Tony Martin Sault Ste. Marie, ON

Mr. Speaker, it is all too little, too late. There is no priming of the economic engine. The economic update was an opportunity to tackle poverty. The Wellesley Institute says that poverty is making Canadians sick and that it is a drag on the economy.

On this side of the House, we have plans for EI reform, a national affordable housing strategy and real child care.

It is time to change governments. Again I ask, how can Canadians have confidence in the Conservative government?

The Economy
Oral Questions

2:55 p.m.

Whitby—Oshawa
Ontario

Conservative

Jim Flaherty Minister of Finance

Mr. Speaker, certainly, the separatist coalition opposite has plans. If members want to look at their plans, I was looking for an authority and I went to the Liberals' website and I saw their commentary on the NDP plan. They said that the NDP plan will “raise taxes on hundreds of thousands of small- and medium-sized businesses across Canada, affecting sectors including manufacturing, construction, farming, fisheries, arts, and high tech....it will hurt the very Canadians who will help our economy grow and prosper”.

That is the NDP plan, supported by the separatists, supported by the Liberals.

Arts and Culture
Oral Questions

2:55 p.m.

Bloc

Carole Lavallée Saint-Bruno—Saint-Hubert, QC

Mr. Speaker, this government has decided to attack and show contempt for culture, artists and the cultural community. It is increasing the heritage budget by 8%, but only to give more money to the Olympic torch relay.
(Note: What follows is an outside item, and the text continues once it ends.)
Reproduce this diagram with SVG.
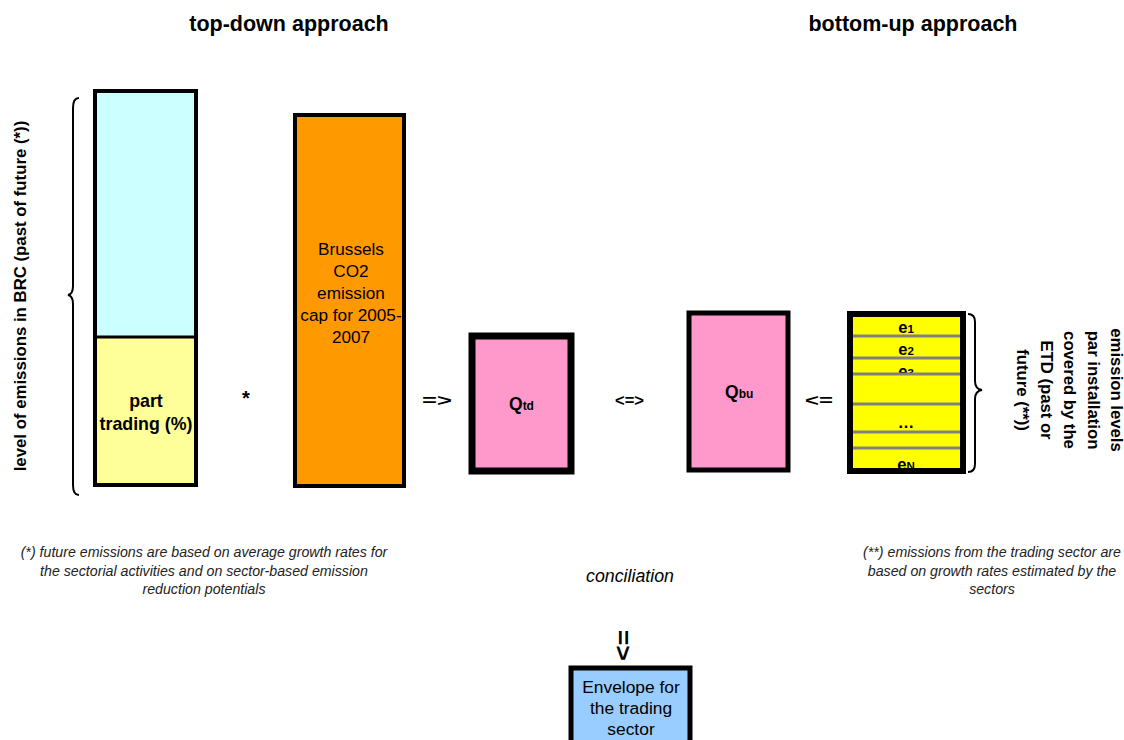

Does the Prime Minister realize that if he had put aside his ideological approach and been a little more pragmatic, he could have found solutions, as the three opposition leaders have done, that would have prevented him from losing the confidence of the House, as he has now done?

Arts and Culture
Oral Questions

2:55 p.m.

Port Moody—Westwood—Port Coquitlam
B.C.

Conservative

James Moore Minister of Canadian Heritage and Official Languages

Mr. Speaker, I am going to keep repeating myself until my friend understands. The fact is that we increased spending on arts and culture. For example, we increased spending on the Canada Council by 17% to $181 million. That benefits artists. The Canada Council gives artists money to meet their needs. We increased funding for that program. The Bloc voted against that. It is against the arts, against culture, against Canada, but for the Liberal Party.

The Environment
Oral Questions

2:55 p.m.

Bloc

Bernard Bigras Rosemont—La Petite-Patrie, QC

Mr. Speaker, if this government had been listening to the people who see the environment as an economic opportunity rather than a burden, it would not have lost the confidence of civil society and industry. It would have taken the lead by cooperating on establishing an emissions trading system with absolute targets, using 1990 as the base year.
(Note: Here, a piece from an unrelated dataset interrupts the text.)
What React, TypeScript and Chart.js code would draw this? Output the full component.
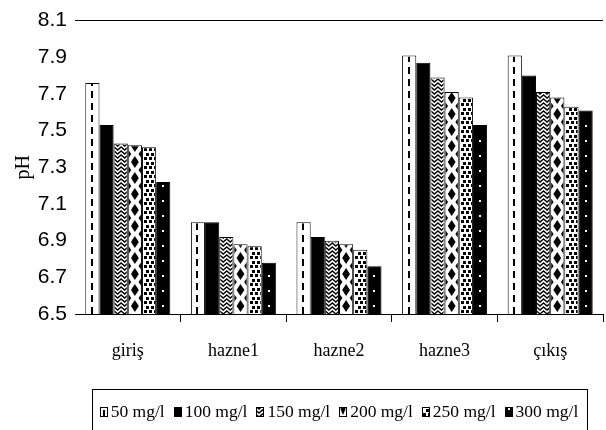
import React, { useEffect, useRef } from "react";
import { Chart, registerables } from "chart.js";

Chart.register(...registerables);

// Sampling points along the treatment line
const categories = ["giriş", "hazne1", "hazne2", "hazne3", "çıkış"];

// Dose series (mg/l) and the measured pH at each point
const seriesLabels = ["50 mg/l", "100 mg/l", "150 mg/l", "200 mg/l", "250 mg/l", "300 mg/l"];
const ph50 = [7.76, 7.0, 7.0, 7.91, 7.91];
const ph100 = [7.53, 7.0, 6.92, 7.87, 7.8];
const ph150 = [7.43, 6.92, 6.9, 7.79, 7.71];
const ph200 = [7.42, 6.88, 6.88, 7.71, 7.68];
const ph250 = [7.41, 6.87, 6.85, 7.68, 7.63];
const ph300 = [7.22, 6.78, 6.76, 7.53, 7.61];

// Value axis
const yMin = 6.5;
const yMax = 8.1;
const yStep = 0.2;
const yTitle = "pH";

type Fill = (ctx: CanvasRenderingContext2D, x: number, y: number, w: number, h: number) => void;

// White with a dashed vertical stripe
const fillDashed: Fill = (ctx, x, y, w, h) => {
  ctx.fillStyle = "#fff";
  ctx.fillRect(x, y, w, h);
  ctx.strokeStyle = "#000";
  ctx.lineWidth = 2;
  ctx.setLineDash([7, 5]);
  const cx = Math.round(x + w * 0.45);
  ctx.beginPath();
  ctx.moveTo(cx, y + h);
  ctx.lineTo(cx, y);
  ctx.stroke();
  ctx.setLineDash([]);
};

// Solid black
const fillSolid: Fill = (ctx, x, y, w, h) => {
  ctx.fillStyle = "#000";
  ctx.fillRect(x, y, w, h);
};

// Herringbone zig-zag
const fillZigzag: Fill = (ctx, x, y, w, h) => {
  ctx.fillStyle = "#fff";
  ctx.fillRect(x, y, w, h);
  ctx.strokeStyle = "#000";
  ctx.lineWidth = 1.4;
  for (let yy = y + h + 4; yy > y - 6; yy -= 4) {
    ctx.beginPath();
    let k = 0;
    for (let xx = x - 4; xx <= x + w + 4; xx += 3.5, k++) {
      const py = yy - (k % 2 ? 3 : 0);
      if (k === 0) ctx.moveTo(xx, py);
      else ctx.lineTo(xx, py);
    }
    ctx.stroke();
  }
};

// Column of black diamonds with half-diamonds on the edges
const fillDiamonds: Fill = (ctx, x, y, w, h) => {
  ctx.fillStyle = "#fff";
  ctx.fillRect(x, y, w, h);
  ctx.fillStyle = "#000";
  const period = 16;
  const cx = x + w / 2;
  const diamond = (px: number, py: number, hw: number, hh: number) => {
    ctx.beginPath();
    ctx.moveTo(px, py - hh);
    ctx.lineTo(px + hw, py);
    ctx.lineTo(px, py + hh);
    ctx.lineTo(px - hw, py);
    ctx.closePath();
    ctx.fill();
  };
  for (let cy = y + h - period / 2; cy > y - period; cy -= period) {
    diamond(cx, cy, w * 0.32, 6);
    diamond(x - 1, cy - period / 2, w * 0.28, 5);
    diamond(x + w + 1, cy - period / 2, w * 0.28, 5);
  }
};

// Staggered small squares
const fillChecks: Fill = (ctx, x, y, w, h) => {
  ctx.fillStyle = "#fff";
  ctx.fillRect(x, y, w, h);
  ctx.fillStyle = "#000";
  let row = 0;
  for (let yy = y + h - 4; yy > y - 5; yy -= 4.5, row++) {
    const off = row % 2 ? 2.5 : 0;
    for (let xx = x + 1 + off; xx < x + w; xx += 5) {
      ctx.fillRect(Math.round(xx), Math.round(yy), 3, 3);
    }
  }
};

// Black with a sparse column of white dots
const fillDots: Fill = (ctx, x, y, w, h) => {
  ctx.fillStyle = "#000";
  ctx.fillRect(x, y, w, h);
  ctx.fillStyle = "#fff";
  const cx = Math.round(x + w / 2 - 1);
  for (let yy = y + h - 9; yy > y; yy -= 15) {
    ctx.fillRect(cx, Math.round(yy), 2, 2);
  }
};

const fills: Fill[] = [fillDashed, fillSolid, fillZigzag, fillDiamonds, fillChecks, fillDots];
const seriesValues = [ph50, ph100, ph150, ph200, ph250, ph300];

const barPatterns = {
  id: "barPatterns",
  afterDatasetsDraw(chart: any) {
    const ctx: CanvasRenderingContext2D = chart.ctx;
    const area = chart.chartArea;
    chart.data.datasets.forEach((_ds: any, di: number) => {
      const meta = chart.getDatasetMeta(di);
      const fill = fills[di];
      meta.data.forEach((el: any) => {
        const { x, y, base, width } = el.getProps(["x", "y", "base", "width"], true);
        const left = x - width / 2;
        const top = Math.max(Math.min(y, base), area.top);
        const bottom = Math.min(Math.max(y, base), area.bottom);
        const ix = left + 1;
        const iy = top + 1;
        const iw = width - 2;
        const ih = bottom - top - 1;
        if (iw <= 0 || ih <= 0) return;
        ctx.save();
        ctx.beginPath();
        ctx.rect(ix, iy, iw, ih);
        ctx.clip();
        fill(ctx, ix, iy, iw, ih);
        ctx.restore();
      });
    });
  },
};

const boxedLegend = {
  id: "boxedLegend",
  afterDraw(chart: any) {
    const ctx: CanvasRenderingContext2D = chart.ctx;
    const area = chart.chartArea;
    const labels: string[] = chart.data.datasets.map((d: any) => d.label);
    ctx.save();
    ctx.font = '17.5px "Liberation Serif"';
    const sw = 8;
    const sh = 10;
    const gapText = 3;
    const gapItem = 9;
    const widths = labels.map((l) => ctx.measureText(l).width);
    const total =
      widths.reduce((a, b) => a + b, 0) + labels.length * (sw + gapText) + (labels.length - 1) * gapItem;
    const cx = (area.left + area.right) / 2;
    const startX = cx - total / 2;
    const baseline = 417;

    ctx.strokeStyle = "#000";
    ctx.lineWidth = 1;
    ctx.strokeRect(Math.round(startX - 8) + 0.5, 389.5, Math.round(total + 16), 60);

    let x = startX;
    labels.forEach((label, i) => {
      const bx = Math.round(x);
      const by = 407;
      ctx.save();
      ctx.beginPath();
      ctx.rect(bx, by, sw, sh);
      ctx.clip();
      fills[i](ctx, bx, by, sw, sh);
      ctx.restore();
      ctx.strokeStyle = "#000";
      ctx.lineWidth = 1;
      ctx.strokeRect(bx + 0.5, by + 0.5, sw - 1, sh - 1);
      x += sw + gapText;
      ctx.fillStyle = "#000";
      ctx.textBaseline = "alphabetic";
      ctx.textAlign = "left";
      ctx.fillText(label, x, baseline);
      x += widths[i] + gapItem;
    });
    ctx.restore();
  },
};

export default function App() {
  const canvasRef = useRef<HTMLCanvasElement | null>(null);

  useEffect(() => {
    const canvas = canvasRef.current;
    if (!canvas) return;
    const chart = new Chart(canvas, {
      type: "bar",
      data: {
        labels: categories,
        datasets: seriesLabels.map((label, i) => ({
          label,
          data: seriesValues[i],
          backgroundColor: i === 1 || i === 5 ? "#000" : "#fff",
          borderColor: "#000",
          borderWidth: 1,
          borderSkipped: false,
          categoryPercentage: 0.805,
          barPercentage: 1,
        })),
      },
      options: {
        responsive: false,
        animation: false,
        devicePixelRatio: 1,
        layout: { padding: { top: 13, right: 3, bottom: 0, left: 0 } },
        plugins: {
          legend: { display: false },
          tooltip: { enabled: false },
        },
        scales: {
          x: {
            offset: true,
            grid: {
              offset: true,
              drawOnChartArea: false,
              drawTicks: true,
              tickLength: 8,
              color: (c: any) => (c.index === 0 ? "rgba(0,0,0,0)" : "#000"),
            },
            border: { display: true, color: "#000", width: 1, z: 1 },
            ticks: {
              color: "#000",
              padding: 18,
              font: { family: '"Liberation Serif"', size: 18 },
            },
            afterFit: (s: any) => {
              s.height = 116;
            },
          },
          y: {
            min: yMin,
            max: yMax,
            grid: {
              drawTicks: false,
              color: (c: any) =>
                c.tick && Math.abs(c.tick.value - yMax) < 1e-6 ? "#000" : "rgba(0,0,0,0)",
            },
            border: { display: false },
            ticks: {
              stepSize: yStep,
              color: "#000",
              padding: 8,
              font: { family: '"Liberation Sans"', size: 21 },
              callback: (v: any) => Number(v).toFixed(1),
            },
            title: {
              display: true,
              text: yTitle,
              color: "#000",
              padding: { top: 12, bottom: 0 },
              font: { family: '"Liberation Serif"', size: 20 },
            },
            afterFit: (s: any) => {
              s.width = 75;
            },
          },
        },
      },
      plugins: [barPatterns, boxedLegend],
    });
    return () => chart.destroy();
  }, []);

  return (
    <div style={{ position: "fixed", left: 0, top: 0, width: 606, height: 430, background: "#fff" }}>
      <canvas ref={canvasRef} width={606} height={430} style={{ display: "block" }} />
    </div>
  );
}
Will the government admit that it is the author of its own misfortune when it comes to this loss of confidence?

The Environment
Oral Questions

2:55 p.m.

Calgary Centre-North
Alberta

Conservative

Jim Prentice Minister of the Environment

Mr. Speaker, yesterday the member asked me to adjust my attitude, in particular toward the Kyoto protocol. I asked him why he had suddenly changed his position. Yesterday, the new leader of the Liberal-sovereignist coalition abandoned Kyoto and opted for a cap and trade system.

I am surprised that the Bloc abandons its principles so easily.